--- begin ---
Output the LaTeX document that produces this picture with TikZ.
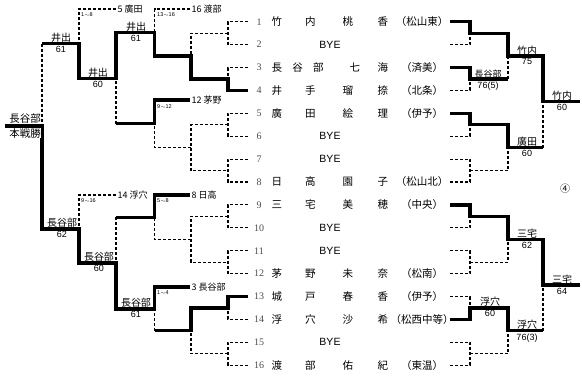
\documentclass[tikz,border=0pt]{standalone}
\usepackage{fontspec}
\setmainfont{Liberation Sans}
\newfontfamily\jp{Noto Sans CJK JP}
\newfontfamily\numf{Liberation Serif}

\begin{document}
\begin{tikzpicture}[x=1pt, y=-1pt,
    winline/.style={line width=3.2pt},
    loseline/.style={line width=1.1pt, dash pattern=on 3pt off 2pt},
    pnum/.style={inner sep=0pt, text=black!70, font=\numf\fontsize{10}{11}\selectfont},
    pname/.style={anchor=west, inner sep=0pt, font=\jp\fontsize{10.5}{12}\selectfont},
    bye/.style={inner sep=0pt, font=\fontsize{10.5}{12}\selectfont},
    wname/.style={above, inner sep=1pt, font=\jp\fontsize{10}{11}\selectfont},
    wscore/.style={below=1.5pt, inner sep=1pt, font=\fontsize{9}{10}\selectfont},
    entry/.style={anchor=west, inner sep=1.5pt, font=\jp\fontsize{9}{10}\selectfont},
    rng/.style={anchor=north west, inner sep=0pt, font=\fontsize{5.5}{6}\selectfont}]
    \useasboundingbox (0,0) rectangle (582,376);

    % Номера участников
    \foreach \i in {1,...,16} {
        \pgfmathsetmacro\y{21.7+(\i-1)*22.9}
        \node[pnum] (num\i) at (259,\y) {\i};
    }

    % Имена и школы
    \foreach \i/\sw/\sur/\gw/\giv/\aff in {
        1/44/竹\hfill 内/45.5/桃\hfill 香/（松山東）,
        3/52/長\hfill 谷\hfill 部/38.5/七\hfill 海/（済美）,
        4/44/井\hfill 手/45.5/瑠\hfill 捺/（北条）,
        5/44/廣\hfill 田/45.5/絵\hfill 理/（伊予）,
        8/44/日\hfill 高/45.5/園\hfill 子/（松山北）,
        9/44/三\hfill 宅/45.5/美\hfill 穂/（中央）,
        12/44/茅\hfill 野/45.5/未\hfill 奈/（松南）,
        13/44/城\hfill 戸/45.5/春\hfill 香/（伊予）,
        14/44/浮\hfill 穴/45.5/沙\hfill 希/（松西中等）,
        16/44/渡\hfill 部/45.5/佑\hfill 紀/（東温）} {
        \pgfmathsetmacro\y{21.7+(\i-1)*22.9}
        \node[pname] (p\i) at (271.5,\y)
            {\hbox to 116.5pt{\hbox to \sw pt{\sur}\hfill\hbox to \gw pt{\giv}}\makebox[68pt]{\aff}};
    }
    \foreach \i in {2,6,7,10,11,15} {
        \pgfmathsetmacro\y{21.7+(\i-1)*22.9}
        \node[bye] (p\i) at (330,\y) {BYE};
    }

    % Основная сетка (справа): победители
    \draw[winline] (450,21.7) -- (470,21.7) -- (470,33.15) -- (508,33.15) -- (508,56.05)
        -- (543,56.05) -- (543,101.85) -- (580,101.85);
    \draw[winline] (450,67.5) -- (470,67.5) -- (470,78.95) -- (508,78.95);
    \draw[winline] (450,113.3) -- (470,113.3) -- (470,124.75) -- (508,124.75) -- (508,147.65) -- (543,147.65);
    \draw[winline] (450,204.9) -- (470,204.9) -- (470,216.35) -- (508,216.35) -- (508,239.25)
        -- (543,239.25) -- (543,285.05) -- (580,285.05);
    \draw[winline] (450,319.4) -- (470,319.4) -- (470,307.95) -- (508,307.95) -- (508,330.85) -- (543,330.85);

    % Основная сетка (справа): проигравшие
    \draw[loseline] (450,44.6) -- (470,44.6) -- (470,33.15);
    \draw[loseline] (450,90.4) -- (470,90.4) -- (470,78.95);
    \draw[loseline] (508,78.95) -- (508,56.05);
    \draw[loseline] (450,136.2) -- (470,136.2) -- (470,124.75);
    \draw[loseline] (450,159.1) -- (470,159.1) -- (470,182) -- (450,182);
    \draw[loseline] (470,170.55) -- (508,170.55) -- (508,147.65);
    \draw[loseline] (543,147.65) -- (543,101.85);
    \draw[loseline] (450,227.8) -- (470,227.8) -- (470,216.35);
    \draw[loseline] (450,250.7) -- (470,250.7) -- (470,273.6) -- (450,273.6);
    \draw[loseline] (470,262.15) -- (508,262.15) -- (508,239.25);
    \draw[loseline] (450,296.5) -- (470,296.5) -- (470,307.95);
    \draw[loseline] (450,342.3) -- (470,342.3) -- (470,365.2) -- (450,365.2);
    \draw[loseline] (470,353.75) -- (508,353.75) -- (508,330.85);
    \draw[loseline] (543,330.85) -- (543,285.05);

    % Результаты справа
    \node[wname] (rw1) at (527,56.05) {竹内};       \node[wscore] (rs1) at (527,56.05) {75};
    \node[wname, font=\jp\fontsize{9}{10}\selectfont] (rw2) at (488,78.95) {長谷部};
    \node[wscore] (rs2) at (488,78.95) {76(5)};
    \node[wname] (rw3) at (527,147.65) {廣田};     \node[wscore] (rs3) at (527,147.65) {60};
    \node[wname] (rw4) at (562,101.85) {竹内};     \node[wscore] (rs4) at (562,101.85) {60};
    \node[wname] (rw5) at (527,239.25) {三宅};     \node[wscore] (rs5) at (527,239.25) {62};
    \node[wname] (rw6) at (490,307.95) {浮穴};     \node[wscore] (rs6) at (490,307.95) {60};
    \node[wname] (rw7) at (527,330.85) {浮穴};     \node[wscore] (rs7) at (527,330.85) {76(3)};
    \node[wname] (rw8) at (562,285.05) {三宅};     \node[wscore] (rs8) at (562,285.05) {64};
    \node[font=\jp\fontsize{10}{11}\selectfont] (mark) at (565,189) {④};

    % Утешительная сетка (слева): входящие участники
    \node[entry] (e16) at (190,9) {16 渡部};
    \node[entry] (e12) at (190,100) {12 茅野};
    \node[entry] (e8) at (190,195) {8 日高};
    \node[entry] (e3) at (190,287) {3 長谷部};
    \node[entry] (e5) at (116,9) {5 廣田};
    \node[entry] (e14) at (116,195) {14 浮穴};
    \node[rng] (g1) at (81,12) {1$\sim$8};
    \node[rng] (g2) at (157,12) {13$\sim$16};
    \node[rng] (g3) at (157,104) {9$\sim$12};
    \node[rng] (g4) at (157,198.5) {5$\sim$8};
    \node[rng] (g5) at (81,198.5) {9$\sim$16};
    \node[rng] (g6) at (157,290.5) {1$\sim$4};

    % Утешительная сетка (слева): победители
    \draw[winline] (248,90.4) -- (228,90.4) -- (228,78.95) -- (191,78.95) -- (191,56.05) -- (154.5,56.05)
        -- (154.5,32.5) -- (116,32.5) -- (116,78.2) -- (79,78.2) -- (79,43.6) -- (42,43.6);
    \draw[winline] (e12.west) -- (154.5,100) -- (154.5,123.8) -- (116,123.8);
    \draw[winline] (e8.west) -- (154.5,195) -- (154.5,217.1) -- (116,217.1);
    \draw[winline] (e3.west) -- (154.5,287) -- (154.5,308.9) -- (116,308.9) -- (116,263) -- (79,263)
        -- (79,229) -- (42,229) -- (42,126) -- (5,126);
    \draw[winline] (248,296.5) -- (228,296.5) -- (228,307.95) -- (191,307.95) -- (191,330.85) -- (154.5,330.85);

    % Утешительная сетка (слева): проигравшие
    \draw[loseline] (248,21.7) -- (228,21.7) -- (228,44.6) -- (248,44.6);
    \draw[loseline] (228,33.15) -- (191,33.15) -- (191,56.05);
    \draw[loseline] (248,67.5) -- (228,67.5) -- (228,78.95);
    \draw[loseline] (248,113.3) -- (228,113.3) -- (228,136.2) -- (248,136.2);
    \draw[loseline] (248,159.1) -- (228,159.1) -- (228,182) -- (248,182);
    \draw[loseline] (228,124.75) -- (191,124.75) -- (191,170.55) -- (228,170.55);
    \draw[loseline] (191,147.65) -- (154.5,147.65) -- (154.5,123.8);
    \draw[loseline] (248,204.9) -- (228,204.9) -- (228,227.8) -- (248,227.8);
    \draw[loseline] (248,250.7) -- (228,250.7) -- (228,273.6) -- (248,273.6);
    \draw[loseline] (228,216.35) -- (191,216.35) -- (191,262.15) -- (228,262.15);
    \draw[loseline] (191,239.25) -- (154.5,239.25) -- (154.5,217.1);
    \draw[loseline] (248,319.4) -- (228,319.4) -- (228,307.95);
    \draw[loseline] (248,342.3) -- (228,342.3) -- (228,365.2) -- (248,365.2);
    \draw[loseline] (228,353.75) -- (191,353.75) -- (191,330.85);
    \draw[loseline] (154.5,330.85) -- (154.5,308.9);
    \draw[loseline] (116,123.8) -- (116,78.2);
    \draw[loseline] (116,217.1) -- (116,263);
    \draw[loseline] (e16.west) -- (154.5,9) -- (154.5,32.5);
    \draw[loseline] (e5.west) -- (79,9) -- (79,43.6);
    \draw[loseline] (e14.west) -- (79,195) -- (79,229);
    \draw[loseline] (42,43.6) -- (42,126);

    % Результаты слева
    \node[wname] (lw1) at (136,32.5) {井出};      \node[wscore] (ls1) at (136,32.5) {61};
    \node[wname] (lw2) at (98,78.2) {井出};       \node[wscore] (ls2) at (98,78.2) {60};
    \node[wname] (lw3) at (61,43.6) {井出};       \node[wscore] (ls3) at (61,43.6) {61};
    \node[wname] (lw4) at (136,308.9) {長谷部};   \node[wscore] (ls4) at (136,308.9) {61};
    \node[wname] (lw5) at (99,263) {長谷部};      \node[wscore] (ls5) at (99,263) {60};
    \node[wname] (lw6) at (62,229) {長谷部};      \node[wscore] (ls6) at (62,229) {62};
    \node[wname, fill=white, inner sep=0.5pt, font=\jp\fontsize{10.5}{11}\selectfont] (champ) at (25,124.4) {長谷部};
    \node[below, fill=white, inner sep=0.5pt, font=\jp\fontsize{10.5}{11}\selectfont] (champnote) at (25,127.6) {本戦勝};
\end{tikzpicture}
\end{document}
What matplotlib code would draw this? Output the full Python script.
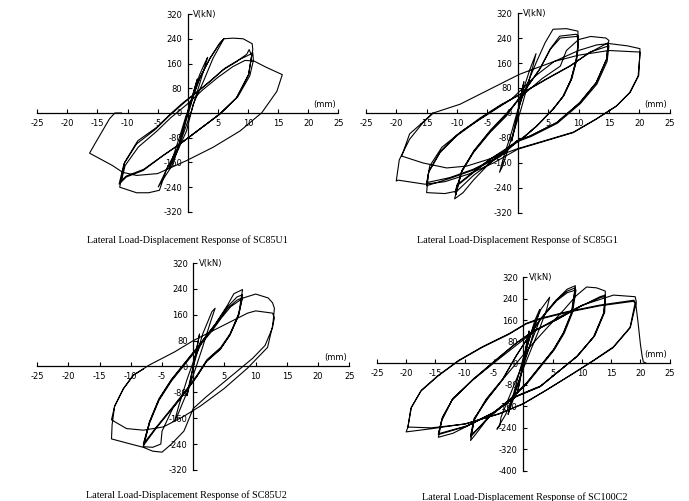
--- end ---
Goal of the exercise: Report the number of lines above that contain the word "Output", and only that number.

Answer below: 2